彼らは躊躇や逡巡する場面も多く経験することでしょう。自我の弱化によるところも大きいとは思うのですが、どれにより価値があるのかが見出せないということも関係していると私は考えています。こうして彼らは不決断の状態に陥ることも少なくないと私は感じております。
逡巡や躊躇、不決断は、彼らの親のせいというよりも、彼らの悲観主義の賜物であるように私には見えてしまうのです。例えば、試しにやってみてもいいとこちらが思うことであっても、彼らはそれをやることの無意味さを感じ取り、あるいは、やる前から不成功や挫折といった最悪の事態を予期してしまったりして、踏み出さないまま留まるように思います。
上述の最悪の事態を予期してしまうとは、こういうことであります。一度それで失敗しているから、次もまた失敗するだろうと確信するようなものです。仕事で挫折を経験したAC信奉者が、10年ほどの引きこもり状態から脱しようと、再び仕事を始める決意をしました。しかし、そのために動き始めるや、彼の中では10年前の忌まわしい記憶がよみがえってくるのです。それは要するに、次の職場でも以前経験したのと同じことが確実に起きると信じてしまっているのです。
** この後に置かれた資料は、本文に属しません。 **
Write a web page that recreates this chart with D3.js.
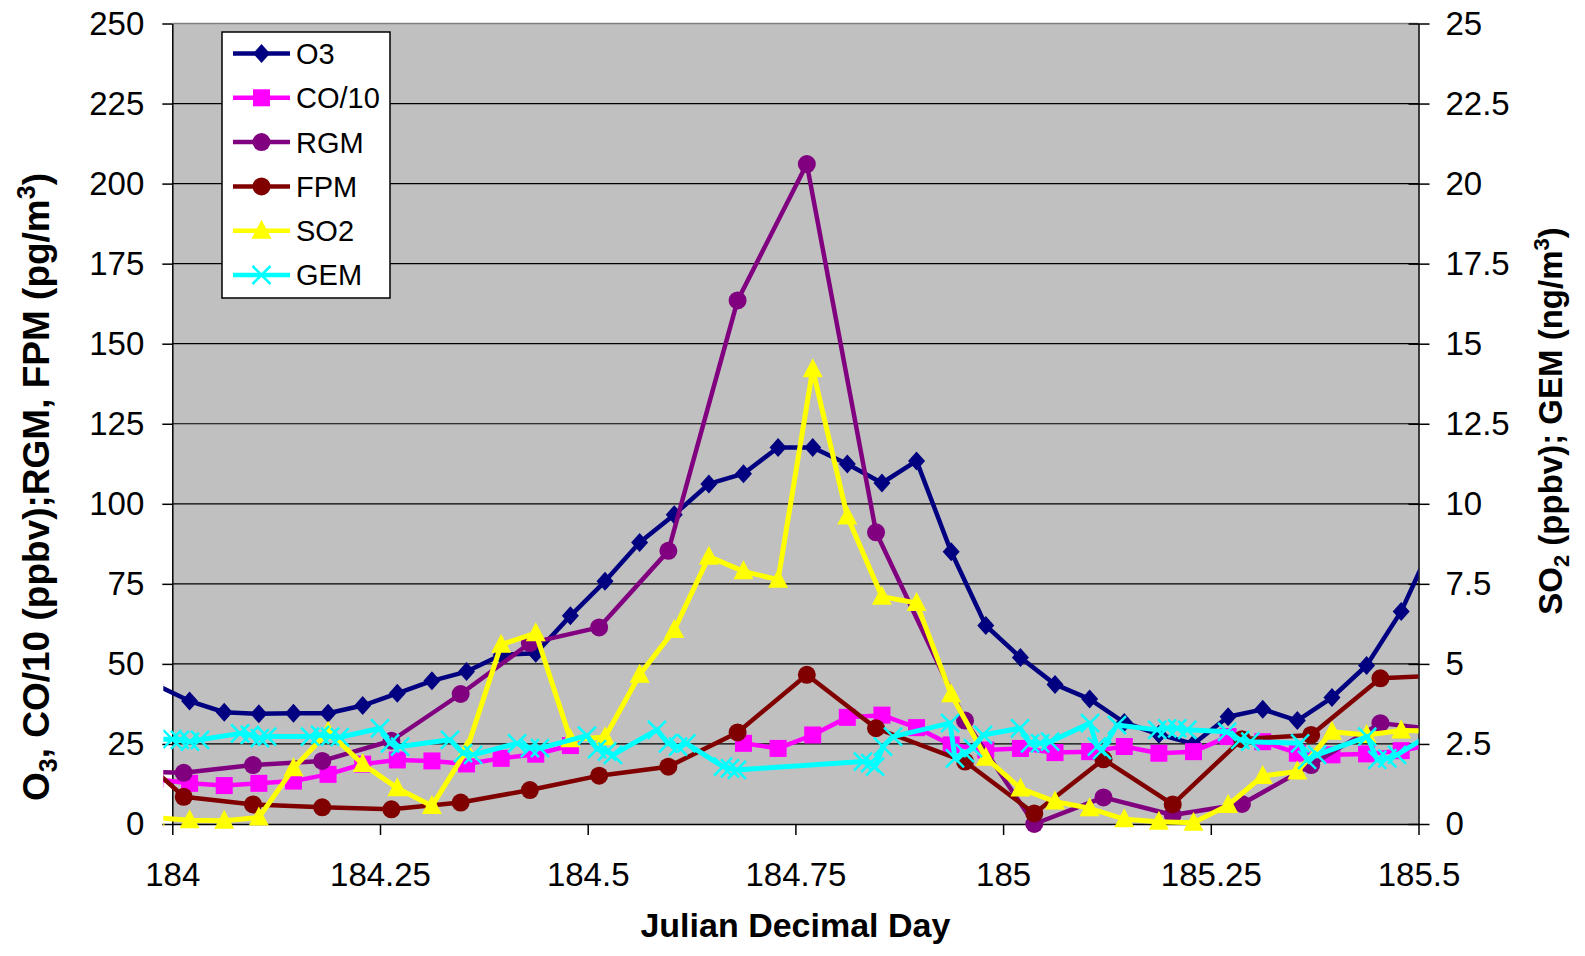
<!DOCTYPE html>
<html>
<head>
<meta charset="utf-8">
<script src="https://cdn.jsdelivr.net/npm/d3@7"></script>
<style>
  body { margin: 0; background: #fff; }
  svg { display: block; font-family: "Liberation Sans", Arial, sans-serif; }
</style>
</head>
<body>
<svg id="chart" width="1585" height="956"></svg>
<script>
// time is given in hours after the start of day 184
const hourlyHours = [-0.5, 0.5, 1.5, 2.5, 3.5, 4.5, 5.5, 6.5, 7.5, 8.5, 9.5, 10.5, 11.5, 12.5,
  13.5, 14.5, 15.5, 16.5, 17.5, 18.5, 19.5, 20.5, 21.5, 22.5, 23.5, 24.5, 25.5, 26.5,
  27.5, 28.5, 29.5, 30.5, 31.5, 32.5, 33.5, 34.5, 35.5, 36.5]
const o3 = [43.6, 38.4, 34.9, 34.4, 34.6, 34.6, 37, 40.8, 44.7, 47.6, 52.8, 53.3, 65, 75.8,
  87.9, 96.6, 106.2, 109.4, 117.6, 117.6, 112.4, 106.5, 113.4, 85, 62, 52, 43.6, 39,
  31.7, 28, 25, 33.5, 35.8, 32.3, 39.5, 49.5, 66.4, 90]
const co10 = [14, 12.7, 12, 12.7, 13.4, 15.5, 18.7, 20, 19.7, 18.75, 20.5, 21.8, 24.5, null,
  null, null, null, 25.2, 23.6, 27.8, 33.3, 34, 30.1, 24.7, 23.1, 23.6, 22.3, 22.6,
  24.2, 22.1, 22.6, 27.3, 25.7, 22.1, 21.6, 21.9, 22.9, 25]
const so2 = [0.2, 0.12, 0.1, 0.2, 1.74, 2.88, 1.87, 1.12, 0.56, 2.3, 5.6, 5.96, 2.65, 2.71,
  4.66, 6.06, 8.35, 7.89, 7.63, 14.2, 9.6, 7.1, 6.9, 4.05, 2.07, 1.11, 0.7, 0.49,
  0.15, 0.07, 0.04, 0.59, 1.5, 1.64, 2.88, 2.78, 2.92, 2.9]

// two-hourly speciated mercury
const hgHours = [-1.67, 0.33, 2.33, 4.33, 6.33, 8.33, 10.33, 12.33, 14.33, 16.33, 18.33,
  20.33, 22.9, 24.9, 26.9, 28.9, 30.9, 32.9, 34.9, 36.9]
const rgm = [16.5, 16, 18.4, 19.7, 26, 40.6, 56.5, 61.4, 85.3, 163.5, 206.1, 91.1, 32.3,
  0, 8.3, 2.8, 6.25, 18.4, 31.5, 29]
const fpm = [28, 8.5, 6.1, 5.2, 4.6, 6.7, 10.6, 15.1, 17.9, 28.6, 46.6, 29.9, 19.5, 3.3,
  20.2, 6.1, 26.5, 27.8, 45.5, 46.5]

// GEM samples
const gemHours = [-0.6, 0.0, 0.22, 0.51, 0.8, 1.96, 2.24, 2.53, 2.74, 3.98, 4.27, 4.56, 4.84,
  6.0, 6.29, 6.58, 8.02, 8.4, 8.69, 9.96, 10.33, 10.62, 11.98, 12.27, 12.56, 12.73,
  14.0, 14.32, 14.61, 14.85, 15.91, 16.11, 16.31, 19.95, 20.16, 20.3, 20.53, 20.82,
  22.47, 22.61, 22.9, 23.13, 23.42, 24.49, 24.78, 25.07, 25.36, 26.51, 26.71, 26.86,
  27.29, 28.45, 28.74, 29.03, 29.32, 30.47, 30.85, 31.14, 32.58, 32.78, 33.07, 34.52,
  34.81, 35.1, 35.38, 36.5]
const gem = [2.65, 2.65, 2.63, 2.57, 2.63, 2.83, 2.78, 2.68, 2.73, 2.73, 2.78, 2.73, 2.71,
  2.99, 2.52, 2.42, 2.63, 2.21, 2.16, 2.52, 2.37, 2.37, 2.76, 2.34, 2.26, 2.16,
  2.94, 2.52, 2.42, 2.52, 1.79, 1.74, 1.69, 1.95, 1.9, 1.79, 2.42, 2.73,
  3.15, 2.05, 2.21, 2.37, 2.78, 2.99, 2.52, 2.52, 2.57, 3.15, 2.42, 2.31,
  3.09, 2.94, 2.99, 2.99, 2.94, 2.88, 2.63, 2.57, 2.52, 2.0, 2.16, 2.73,
  2.0, 2.05, 2.16, 2.9]

const xTicks = [184, 184.25, 184.5, 184.75, 185, 185.25, 185.5]
const leftTicks = [0, 25, 50, 75, 100, 125, 150, 175, 200, 225, 250]
const rightTicks = [0, 2.5, 5, 7.5, 10, 12.5, 15, 17.5, 20, 22.5, 25]

const svg = d3.select('#chart')
const plotL = 172.3, plotR = 1418.5, plotT = 23.5, plotB = 824

const x = d3.scaleLinear().domain([184, 185.5]).range([plotL, plotR])
const yL = d3.scaleLinear().domain([0, 250]).range([plotB, plotT])
const yR = d3.scaleLinear().domain([0, 25]).range([plotB, plotT])
const day = h => 184 + h / 24

const pack = (hours, vals) => hours.map((h, i) => ({ t: day(h), v: vals[i] }))

const series = [
  { name: 'O3', data: pack(hourlyHours, o3), y: yL, color: '#000080', marker: 'diamond', w: 4.5 },
  { name: 'CO/10', data: pack(hourlyHours, co10), y: yL, color: '#FF00FF', marker: 'square', w: 4.5 },
  { name: 'RGM', data: pack(hgHours, rgm), y: yL, color: '#800080', marker: 'circle', w: 4.5 },
  { name: 'FPM', data: pack(hgHours, fpm), y: yL, color: '#800000', marker: 'circle', w: 4.5 },
  { name: 'SO2', data: pack(hourlyHours, so2), y: yR, color: '#FFFF00', marker: 'triangle', w: 5 },
  { name: 'GEM', data: pack(gemHours, gem), y: yR, color: '#00FFFF', marker: 'x', w: 5 }
]

// plot background
svg.append('rect')
  .attr('x', plotL).attr('y', plotT)
  .attr('width', plotR - plotL).attr('height', plotB - plotT)
  .attr('fill', '#C0C0C0')

// horizontal gridlines
svg.append('g').selectAll('line')
  .data(leftTicks.filter(d => d > 0 && d < 250))
  .enter().append('line')
  .attr('x1', plotL).attr('x2', plotR)
  .attr('y1', d => yL(d)).attr('y2', d => yL(d))
  .attr('stroke', '#000').attr('stroke-width', 1.2)
svg.append('line')
  .attr('x1', plotL).attr('x2', plotR)
  .attr('y1', plotT).attr('y2', plotT)
  .attr('stroke', '#808080').attr('stroke-width', 1.5)

// axes
const fontSize = 33
const styleAxis = g => {
  g.select('.domain').attr('stroke', '#000').attr('stroke-width', 1.5)
  g.selectAll('.tick line').attr('stroke', '#000').attr('stroke-width', 1.5)
  g.selectAll('.tick text').attr('fill', '#000')
    .style('font-size', fontSize + 'px')
    .style('font-family', '"Liberation Sans", Arial, sans-serif')
}

svg.append('g')
  .attr('transform', `translate(0,${plotB})`)
  .call(d3.axisBottom(x).tickValues(xTicks).tickFormat(d => String(d))
    .tickSizeInner(11).tickSizeOuter(0).tickPadding(28))
  .call(styleAxis)

svg.append('g')
  .attr('transform', `translate(${plotL},0)`)
  .call(d3.axisLeft(yL).tickValues(leftTicks).tickFormat(d => String(d))
    .tickSizeInner(10).tickSizeOuter(0).tickPadding(18))
  .call(styleAxis)

const gR = svg.append('g')
  .attr('transform', `translate(${plotR},0)`)
  .call(d3.axisRight(yR).tickValues(rightTicks).tickFormat(d => String(d))
    .tickSizeInner(11).tickSizeOuter(0).tickPadding(16))
  .call(styleAxis)
gR.selectAll('.tick line').attr('x1', -10)

// clip: lines run a little past the left axis, as in the original
svg.append('clipPath').attr('id', 'clip')
  .append('rect').attr('x', plotL - 9).attr('y', 0)
  .attr('width', plotR - plotL + 9).attr('height', 956)

function drawMarker(g, type, color) {
  if (type === 'diamond') {
    g.append('path').attr('d', 'M0,-9.5L8.5,0L0,9.5L-8.5,0Z').attr('fill', color)
  } else if (type === 'square') {
    g.append('rect').attr('x', -8.5).attr('y', -8.5).attr('width', 17).attr('height', 17).attr('fill', color)
  } else if (type === 'circle') {
    g.append('circle').attr('r', 9).attr('fill', color)
  } else if (type === 'triangle') {
    g.append('path').attr('d', 'M0,-11L10,8L-10,8Z').attr('fill', color)
  } else if (type === 'x') {
    g.append('path').attr('d', 'M-9,-9L9,9M-9,9L9,-9')
      .attr('stroke', color).attr('stroke-width', 2.5).attr('fill', 'none')
  }
}

const plot = svg.append('g').attr('clip-path', 'url(#clip)')
series.forEach(s => {
  const line = d3.line()
    .defined(d => d.v !== null)
    .x(d => x(d.t)).y(d => s.y(d.v))
  plot.append('path')
    .datum(s.data)
    .attr('d', line)
    .attr('fill', 'none')
    .attr('stroke', s.color)
    .attr('stroke-width', s.w)
    .attr('stroke-linejoin', 'round')
  plot.append('g').selectAll('g')
    .data(s.data.filter(d => d.v !== null))
    .enter().append('g')
    .attr('transform', d => `translate(${x(d.t)},${s.y(d.v)})`)
    .each(function () { drawMarker(d3.select(this), s.marker, s.color) })
})

// legend
const legend = svg.append('g')
legend.append('rect')
  .attr('x', 222).attr('y', 32).attr('width', 168).attr('height', 266)
  .attr('fill', '#fff').attr('stroke', '#000').attr('stroke-width', 1.5)
const item = legend.selectAll('g.item')
  .data(series)
  .enter().append('g')
  .attr('class', 'item')
  .attr('transform', (d, i) => `translate(0,${53.5 + i * 44.3})`)
item.append('line')
  .attr('x1', 233).attr('x2', 290)
  .attr('stroke', d => d.color).attr('stroke-width', 4.5)
item.append('g')
  .attr('transform', 'translate(261.5,0)')
  .each(function (d) { drawMarker(d3.select(this), d.marker, d.color) })
item.append('text')
  .attr('x', 296).attr('dy', '0.36em')
  .style('font-size', '29px')
  .text(d => d.name)

// axis titles
svg.append('text')
  .attr('x', (plotL + plotR) / 2).attr('y', 937)
  .attr('text-anchor', 'middle')
  .style('font-size', '34px').style('font-weight', 'bold')
  .text('Julian Decimal Day')

const lt = svg.append('text')
  .attr('transform', 'translate(49,487) rotate(-90)')
  .attr('text-anchor', 'middle')
  .style('font-size', '37px').style('font-weight', 'bold')
lt.append('tspan').text('O')
lt.append('tspan').attr('dy', 8).style('font-size', '25px').text('3')
lt.append('tspan').attr('dy', -8).text(', CO/10 (ppbv);RGM, FPM (pg/m')
lt.append('tspan').attr('dy', -14).style('font-size', '25px').text('3')
lt.append('tspan').attr('dy', 14).text(')')

const rt = svg.append('text')
  .attr('transform', 'translate(1562,421) rotate(-90)')
  .attr('text-anchor', 'middle')
  .style('font-size', '33px').style('font-weight', 'bold')
rt.append('tspan').text('SO')
rt.append('tspan').attr('dy', 7).style('font-size', '22px').text('2')
rt.append('tspan').attr('dy', -7).text(' (ppbv); GEM (ng/m')
rt.append('tspan').attr('dy', -13).style('font-size', '22px').text('3')
rt.append('tspan').attr('dy', 13).text(')')
</script>
</body>
</html>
この不幸の確信は悲観主義でありますが、時代や状況の変化を一切考慮に入れていない(時間性の喪失)ことは明らかであり、この確信は、次をやっても同じ失敗を経験してしまうの(が決定されているの)であればやるだけ無駄であるというように、意味や価値を奪ってしまうように働くわけであります。
そうして生の停滞が続いてしまうのですが、悲観主義はこの生の停滞を許容する形で作用するように思います。彼らはこの生の停滞に対して、不安を経験することも、焦燥感に駆られることも、あまり無いように思われるのですが、それはどこかで生の停滞を許容してしまっているのだと私は思います。